Keikutsertaan anggota KPU tersebut adalah dalam rangka built in control dalam penggunaan anggaran dan untuk memastikan ketersediaan kebutuhan logistik. •
Lembaga KPU terdiri dari Anggota KPU dan Sekretariat Jendral KPU sesuai dengan aturan perundang-undangan. Pada prinsipnya Anggota KPU berada pada tingkatan kebijakan. Namun secara intensif KPU melakukan pengawasan melekat untuk memastikan kebutuhan logistik dapat terpenuhi. Semua implementasi dari kebijakan KPU dipimpin oleh Sekretaris Jendral KPU yang dibantu oleh Wakil Sekretaris Jenderal dengan Biro-Biro yang terkait. Dengan demikian, apabila panitia pengadaan telah menentukan pemenang tender, maka implementasi dari pelaksanaan pengadaan barang dan jasa untuk keperluan Pemilu tersebut menjadi tanggung jawab Sekretariat Jendral KPU.

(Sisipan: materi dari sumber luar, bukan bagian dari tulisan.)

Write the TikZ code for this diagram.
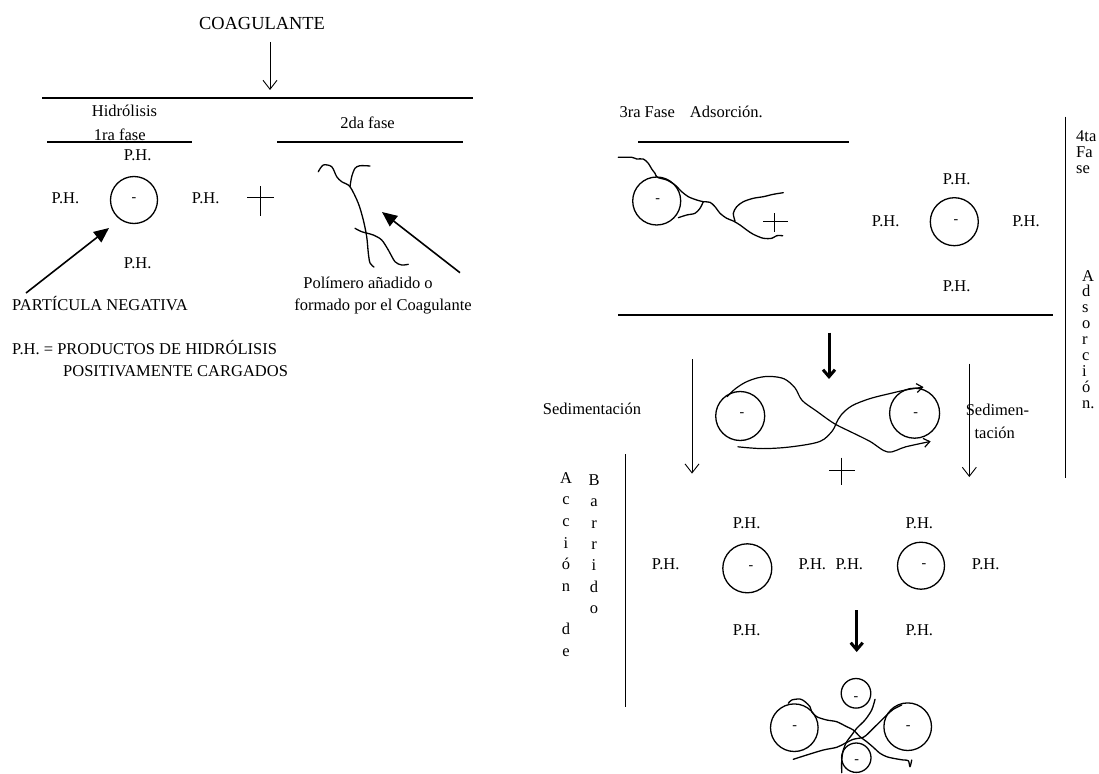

Klarifikasi Atas Temuan Tim Audit Investigasi BPK •
Masalah Kotak Suara yang diduga adanya penyimpangan yang berindikasi kerugian keuangan negara sebesar Rp 66.061.916.076,00. Tanggapan KPU adalah sebagai berikut: 1. Adanya dugaan penyimpangan sebesar Rp. 59.147.094.220,00 bersumber pada adanya perbedaan HPS (Harga Penghitungan Sendiri) antara KPU dengan tim audit investigasi BPK. HPS KPU dihitung berdasarkan kaidah yang disesuaikan dengan aturan perundang-undangan yang berlaku. Di samping itu juga HPS sudah disesuaikan dengan Anggaran yang telah disetujui oleh Panitia Anggaran DPR RI dan Menteri Keuangan. Ada indikasi bahwa Tim Audit Investigasi BPK tidak mendasarkan temuannya pada harga yang ditawarkan PT SIP kepada KPU yaitu Rp 141.900 per unit, melainkan berdasarkan harga yang ditawarkan PT SIP kepada para pemasoknya. PT SIP jelas-jelas tidak mampu atau gagal melaksanakan mandat KPU, sehingga terjadi wanprestasi.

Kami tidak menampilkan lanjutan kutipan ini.